On Monday 25th April, just one day after World Meningitis Day, MPs gathered in parliament to debate the availability of the Meningitis B (MenB) vaccine to children in the UK. The debate was the result of the UK’s most signed petition, which requested that all children under the age of 11 should receive the MenB vaccine free of charge.The petition, which gathered over 820,000 signatures, gained momentum after the tragic death of meningitis victim, 4 year old Faye Burdett, and the highly publicised story of rugby star, Matt Dawson’s, son who survived the disease.
Currently the vaccine is offered to babies at two months, four months and a booster at 12 months as part of the routine NHS childhood vaccination programme. It was widely hoped that the parliamentary debate would conclude with the decision to increase the meningitis immunisation schedule to include older children. However, the UK government has previously been hesitant to widen the meningitis immunisation schedule due to the restrictions from the current ‘cost-effectiveness’ framework implemented by the Joint Committee on Vaccine and Immunisation (JCVI).
As a result of the public disapproval of the current framework, it has been decided that there will be a review of the current cost-effectiveness rules. It is hoped that the results of the review will be made available to the public and that the review will suggest adjustments to allow for further vaccines to be made available in order to prevent needless deaths from infectious diseases.
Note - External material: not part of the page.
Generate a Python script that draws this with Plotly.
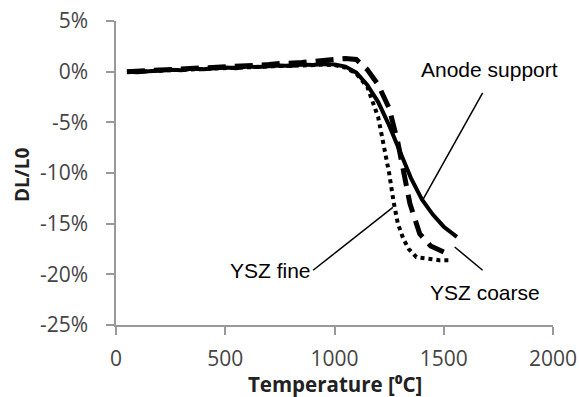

Subsequently, there has been a government commitment to fund a study into teenage intervention for MenB that will begin in December 2017. It will investigate the plausibility of teenagers being carriers of the organisms that cause meningitis. Whilst the delay of the study is disapointing, this is a positive development as there is potential for herd protection by vaccinating adolescents as carriers.
Unfortunately the debate excluded any commitment to introduce a further catch-up campaign for under-fives. In absence of this offer of further protection, the government has agreed to fund a disease public awareness programme that will be launched in the autumn. Although the most effective form of protection against meningitis is vaccination, the campaign will hopefully inform the public about the signs and symptoms of the disease and prepare people to act quickly if they suspect any signs of illness.